Yancey, the black sociologist, who now teaches at the University of North Texas,conducted a survey in which up to 30 percent of academics said that they would be less likely to support a job seeker if they knew that the person was a Republican.

The discrimination becomes worse if the applicant is an evangelical Christian. According to Yancey’s study, 59 percent of anthropologists and 53 percent of English professors would be less likely to hire someone they found out was an evangelical.

“Of course there are biases against evangelicals on campuses,” notes Jonathan L. Walton, the Plummer Professor of Christian Morals at Harvard. Walton, a black evangelical, adds that the condescension toward evangelicals echoes the patronizing attitude toward racial minorities: “The same arguments I hear people make about evangelicals sound so familiar to the ways people often describe folk of color, i.e. politically unsophisticated, lacking education, angry, bitter, emotional, poor.”

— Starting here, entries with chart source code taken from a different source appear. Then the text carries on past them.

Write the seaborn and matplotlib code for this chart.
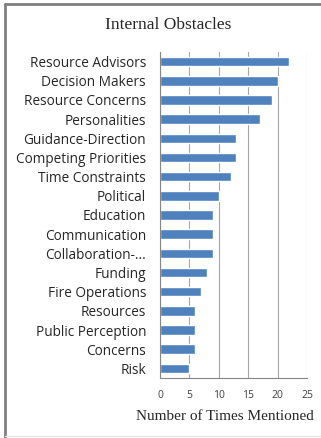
import matplotlib
matplotlib.use("Agg")
import matplotlib.pyplot as plt
import seaborn as sns
import pandas as pd
from matplotlib.lines import Line2D

categories = ["Resource Advisors", "Decision Makers", "Resource Concerns", "Personalities",
              "Guidance-Direction", "Competing Priorities", "Time Constraints", "Political",
              "Education", "Communication", "Collaboration-...", "Funding", "Fire Operations",
              "Resources", "Public Perception", "Concerns", "Risk"]
counts = [22, 20, 19, 17, 13, 13, 12, 10, 9, 9, 9, 8, 7, 6, 6, 6, 5]
x_ticks = [0, 5, 10, 15, 20, 25]

df = pd.DataFrame({"category": categories, "count": counts})

sns.set_style("white")
plt.rcParams["font.family"] = ["Open Sans", "DejaVu Sans"]

fig = plt.figure(figsize=(3.21, 4.38), dpi=100)
ax = fig.add_axes([160/321, 1-378/438, 147/321, 326/438])

sns.barplot(data=df, x="count", y="category", orient="h", color="#4F81BD",
            width=0.5, ax=ax, saturation=1)

ax.set_xlim(0, 25)
ax.set_ylim(len(categories)-0.5, -0.5)
ax.set_xticks(x_ticks)
ax.set_xticklabels([str(t) for t in x_ticks], fontsize=7.5, color="#404040")
ax.tick_params(axis="x", length=0, pad=9)
ax.tick_params(axis="y", length=0, pad=10, labelsize=9.8, labelcolor="#262626")
ax.set_yticks([i - 0.5 for i in range(len(categories)+1)], minor=True)
ax.tick_params(axis="y", which="minor", length=3, color="#868686", width=0.8)
ax.set_xlabel("")
ax.set_ylabel("")
ax.xaxis.grid(True, color="#A6A6A6", linewidth=0.8)
ax.set_axisbelow(True)
for s in ["top", "right"]:
    ax.spines[s].set_visible(False)
for s in ["left", "bottom"]:
    ax.spines[s].set_color("#868686")
    ax.spines[s].set_linewidth(0.8)

fig.text(168/321, 1-25/438, "Internal Obstacles", ha="center", va="center",
         family="Liberation Serif", fontsize=12.5, color="#262626")
fig.text(225/321, 1-416/438, "Number of Times Mentioned", ha="center", va="center",
         family="Liberation Serif", fontsize=11, color="#262626")

# outer frame
fig.add_artist(Line2D([5/321, 5/321], [0, 1-4/438], transform=fig.transFigure,
                      color="#808080", linewidth=2))
fig.add_artist(Line2D([5/321, 1], [1-4/438, 1-4/438], transform=fig.transFigure,
                      color="#808080", linewidth=2))
fig.add_artist(Line2D([5/321, 1], [1-436/438, 1-436/438], transform=fig.transFigure,
                      color="#E6E6E6", linewidth=1))

fig.savefig("out.png", dpi=100)
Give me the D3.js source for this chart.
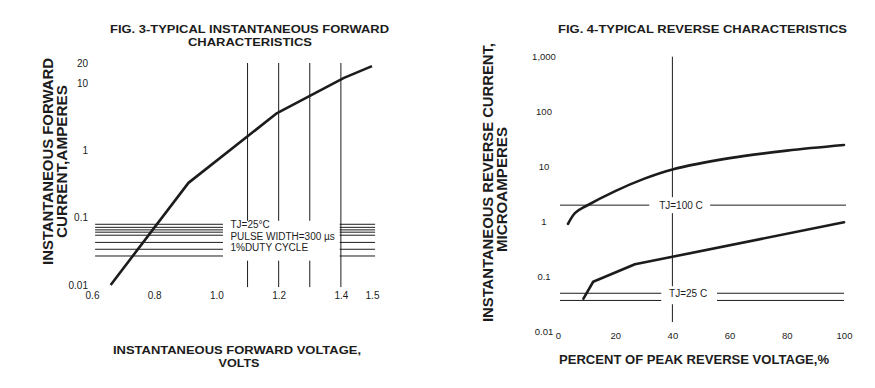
<!DOCTYPE html>
<html><head><meta charset="utf-8">
<script src="https://cdn.jsdelivr.net/npm/d3@7"></script>
<style>
html,body{margin:0;padding:0;background:#fff;}
svg{display:block;font-family:"Liberation Sans",Arial,sans-serif;}
</style></head>
<body><svg id="c" width="875" height="388"></svg>
<script>
// ---------- Fig. 3 data ----------
const fwdXTicks = [0.6, 0.8, 1.0, 1.2, 1.4, 1.5];
const fwdXTickLabels = ["0.6", "0.8", "1.0", "1.2", "1.4", "1.5"];
const fwdYTicks = [0.01, 0.1, 1, 10, 20];
const fwdYTickLabels = ["0.01", "0.1", "1", "10", "20"];
const fwdVoltage = [0.66, 0.91, 1.195, 1.41, 1.5];
const fwdCurrent = [0.01, 0.33, 3.6, 12, 18];
const fwdGridV = [1.1, 1.2, 1.3];
const fwdGridVFull = [1.4];
const fwdGridH = [0.08, 0.072, 0.066, 0.061, 0.055, 0.043, 0.034, 0.027];
const fwdNotes = ["TJ=25\u00B0C", "PULSE WIDTH=300 \u00B5s", "1%DUTY CYCLE"];

// ---------- Fig. 4 data ----------
const revXTicks = [0, 20, 40, 60, 80, 100];
const revXTickLabels = ["0", "20", "40", "60", "80", "100"];
const revYTicks = [0.01, 0.1, 1, 10, 100, 1000];
const revYTickLabels = ["0.01", "0.1", "1", "10", "100", "1,000"];
const rev100Pct = [3.5, 6, 10, 20, 30, 40, 60, 80, 100];
const rev100Cur = [0.91, 1.45, 1.95, 3.6, 6.0, 8.9, 14.3, 19.6, 24.8];
const rev25Pct = [8.9, 12.3, 26.9, 40, 100];
const rev25Cur = [0.04, 0.081, 0.168, 0.23, 0.975];
const rev100Line = [2];
const rev25Lines = [0.05, 0.037];
const revGridV = [40];

const svg = d3.select("#c");
const ink = "#1c1c1c";

// ================= LEFT CHART =================
const xL = d3.scaleLinear().domain([0.6, 1.5]).range([92, 372]);
const yL = d3.scaleLog().domain([0.01, 20]).range([285, 63]);
const gL = svg.append("g");

fwdGridH.forEach(v => {
  gL.append("line").attr("x1", xL(0.61)).attr("x2", xL(1.021))
    .attr("y1", yL(v)).attr("y2", yL(v)).attr("stroke", ink).attr("stroke-width", 1);
  gL.append("line").attr("x1", xL(1.396)).attr("x2", xL(1.51))
    .attr("y1", yL(v)).attr("y2", yL(v)).attr("stroke", ink).attr("stroke-width", 1);
});
fwdGridV.forEach(v => {
  gL.append("line").attr("x1", xL(v)).attr("x2", xL(v)).attr("y1", yL(20)).attr("y2", yL(0.09))
    .attr("stroke", ink).attr("stroke-width", 1);
  gL.append("line").attr("x1", xL(v)).attr("x2", xL(v)).attr("y1", yL(0.023)).attr("y2", yL(0.0093))
    .attr("stroke", ink).attr("stroke-width", 1);
});
fwdGridVFull.forEach(v => {
  gL.append("line").attr("x1", xL(v)).attr("x2", xL(v)).attr("y1", yL(20)).attr("y2", yL(0.0093))
    .attr("stroke", ink).attr("stroke-width", 1);
});
fwdNotes.forEach((t, i) => {
  gL.append("text").attr("x", xL(1.045)).attr("y", [224.5, 236, 247][i])
    .attr("dominant-baseline", "central").attr("font-size", 10).attr("fill", ink).text(t);
});
const fwdData = fwdVoltage.map((v, i) => [v, fwdCurrent[i]]);
gL.append("path").datum(fwdData)
  .attr("d", d3.line().x(d => xL(d[0])).y(d => yL(d[1])))
  .attr("fill", "none").attr("stroke", ink).attr("stroke-width", 2.6).attr("stroke-linejoin", "round");

const axXL = d3.axisBottom(xL).tickValues(fwdXTicks).tickFormat((d, i) => fwdXTickLabels[i]).tickSize(0);
const gxL = gL.append("g").attr("transform", "translate(0,291)").call(axXL);
gxL.select(".domain").remove();
gxL.selectAll("text").attr("font-size", 10).attr("fill", ink).attr("font-family", "Liberation Sans, Arial, sans-serif").attr("dy", "0.45em");
const axYL = d3.axisLeft(yL).tickValues(fwdYTicks).tickFormat((d, i) => fwdYTickLabels[i]).tickSize(0);
const gyL = gL.append("g").attr("transform", "translate(91,0)").call(axYL);
gyL.select(".domain").remove();
gyL.selectAll("text").attr("font-size", 10).attr("fill", ink).attr("font-family", "Liberation Sans, Arial, sans-serif");

function boldText(g, x, y, txt, size, len, rot) {
  const t = g.append("text").attr("text-anchor", "middle").attr("font-weight", "bold")
    .attr("font-size", size).attr("fill", ink)
    .attr("textLength", len).attr("lengthAdjust", "spacingAndGlyphs").text(txt);
  if (rot) t.attr("transform", `translate(${x},${y}) rotate(-90)`);
  else t.attr("x", x).attr("y", y);
  return t;
}
boldText(gL, 249.5, 33.3, "FIG. 3-TYPICAL INSTANTANEOUS FORWARD", 11.5, 279);
boldText(gL, 250, 46, "CHARACTERISTICS", 11.5, 124);
boldText(gL, 237, 353.5, "INSTANTANEOUS FORWARD VOLTAGE,", 11, 248);
boldText(gL, 239, 366.5, "VOLTS", 11, 41);
boldText(gL, 53, 161.5, "INSTANTANEOUS FORWARD", 14.5, 207, true);
boldText(gL, 66.5, 161.5, "CURRENT,AMPERES", 14.5, 153, true);

// ================= RIGHT CHART =================
const xR = d3.scaleLinear().domain([0, 100]).range([558, 844]);
const yR = d3.scaleLog().domain([0.01, 1000]).range([331.7, 56.7]);
const gR = svg.append("g");

revGridV.forEach(v => {
  gR.append("line").attr("x1", xR(v)).attr("x2", xR(v)).attr("y1", yR(1000)).attr("y2", yR(0.015))
    .attr("stroke", ink).attr("stroke-width", 1);
});
rev100Line.forEach(v => {
  gR.append("line").attr("x1", xR(0.7)).attr("x2", xR(100.7)).attr("y1", yR(v)).attr("y2", yR(v))
    .attr("stroke", ink).attr("stroke-width", 1);
});
rev25Lines.forEach(v => {
  gR.append("line").attr("x1", xR(0.7)).attr("x2", xR(100)).attr("y1", yR(v)).attr("y2", yR(v))
    .attr("stroke", ink).attr("stroke-width", 1);
});
gR.append("rect").attr("x", xR(31.9)).attr("width", xR(53.2) - xR(31.9))
  .attr("y", yR(rev100Line[0]) - 8).attr("height", 16).attr("fill", "#fff");
gR.append("text").attr("x", xR(43)).attr("y", yR(rev100Line[0])).attr("text-anchor", "middle")
  .attr("dominant-baseline", "central").attr("font-size", 10).attr("fill", ink).text("TJ=100 C");
gR.append("rect").attr("x", xR(36.1)).attr("width", xR(55.6) - xR(36.1))
  .attr("y", yR(rev25Lines[0]) - 7).attr("height", 18).attr("fill", "#fff");
gR.append("text").attr("x", xR(45.5)).attr("y", yR(rev25Lines[0])).attr("text-anchor", "middle")
  .attr("dominant-baseline", "central").attr("font-size", 10).attr("fill", ink).text("TJ=25 C");

const r100 = rev100Pct.map((p, i) => [p, rev100Cur[i]]);
const r25 = rev25Pct.map((p, i) => [p, rev25Cur[i]]);
gR.append("path").datum(r100)
  .attr("d", d3.line().curve(d3.curveCatmullRom.alpha(0.5)).x(d => xR(d[0])).y(d => yR(d[1])))
  .attr("fill", "none").attr("stroke", ink).attr("stroke-width", 2.6).attr("stroke-linecap", "round");
gR.append("path").datum(r25)
  .attr("d", d3.line().x(d => xR(d[0])).y(d => yR(d[1])))
  .attr("fill", "none").attr("stroke", ink).attr("stroke-width", 2.6).attr("stroke-linejoin", "round").attr("stroke-linecap", "round");

const axXR = d3.axisBottom(xR).tickValues(revXTicks).tickFormat((d, i) => revXTickLabels[i]).tickSize(0);
const gxR = gR.append("g").attr("transform", "translate(0,332)").call(axXR);
gxR.select(".domain").remove();
gxR.selectAll("text").attr("font-size", 9.5).attr("fill", ink).attr("font-family", "Liberation Sans, Arial, sans-serif").attr("dy", "0.45em");
const axYR = d3.axisLeft(yR).tickValues(revYTicks).tickFormat((d, i) => revYTickLabels[i]).tickSize(0);
const gyR = gR.append("g").attr("transform", "translate(544,0)").call(axYR);
gyR.select(".domain").remove();
gyR.selectAll("text").attr("font-size", 9.5).attr("fill", ink).attr("x", 0).attr("text-anchor", "middle").attr("font-family", "Liberation Sans, Arial, sans-serif");

boldText(gR, 702.5, 33.3, "FIG. 4-TYPICAL REVERSE CHARACTERISTICS", 11.5, 289);
boldText(gR, 694, 364, "PERCENT OF PEAK REVERSE VOLTAGE,%", 12, 270);
boldText(gR, 493, 182.5, "INSTANTANEOUS REVERSE CURRENT,", 14.5, 279, true);
boldText(gR, 507, 189.5, "MICROAMPERES", 14.5, 125, true);
</script></body></html>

A study published in The American Journal of Political Science underscored how powerful political bias can be. In an experiment, Democrats and Republicans were asked to choose a scholarship winner from among (fictitious) finalists, with the experiment tweaked so that applicants sometimes included the president of the Democratic or Republican club, while varying the credentials and race of each. Four-fifths of Democrats and Republicans alike chose a student of their own party to win a scholarship, and discrimination against people of the other party was much greater than discrimination based on race.

“I am the equivalent of someone who was gay in Mississippi in 1950,” a conservative professor is quoted as saying in “Passing on the Right,” a new book about right-wing faculty members by Jon A. Shields and Joshua M. Dunn Sr. That’s a metaphor that conservative scholars often use, with talk of remaining in the closet early in one’s career and then “coming out” after receiving tenure.

I often get asked by people why I push your Christians and conservatives so hard towards STEM fields, especially math and engineering and technology. The answer is simple. For Christians, this is the safest way to get a degree that will pay for itself. The risk you take when you borrow money to go into a non-STEM field is that you will face discrimination, be graded down, and be denied your degree. Every other minority gets affirmative action on the university campus except for evangelical Christians and Constitutional conservatives. And the worst thing that you can be is what I am, a black conservative male evangelical.

I was talking to one of my mentorees who is an graduate program in computer science the other day. I said to her that I find it more difficult to get motivated to keep up with the latest programming technologies than to keep up with apologetics and politics. She asked me why I chose computer science, then. And I said “because I was good at it, and I needed a way to be able to support a wife and four children”. I was interested in English and criminal law when I was younger, but I saw that those departments were among the most liberal by taking night classes at the local universities while I was still in high school. I actually got into trouble with the law professors because I always wanted the stiffest sentences for criminals.

So this is why I push young people to STEM, or more accurately, TEM. It’s because to come out of university as a Ted Cruz, you have to be the best by far. You have to be ten times as smart as the typical pot-smoking, drunken, promiscuous leftist college student. They get As just for parroting what the professors indoctrinate them with. It really is much safer to stick with quantitative fields, especially engineering.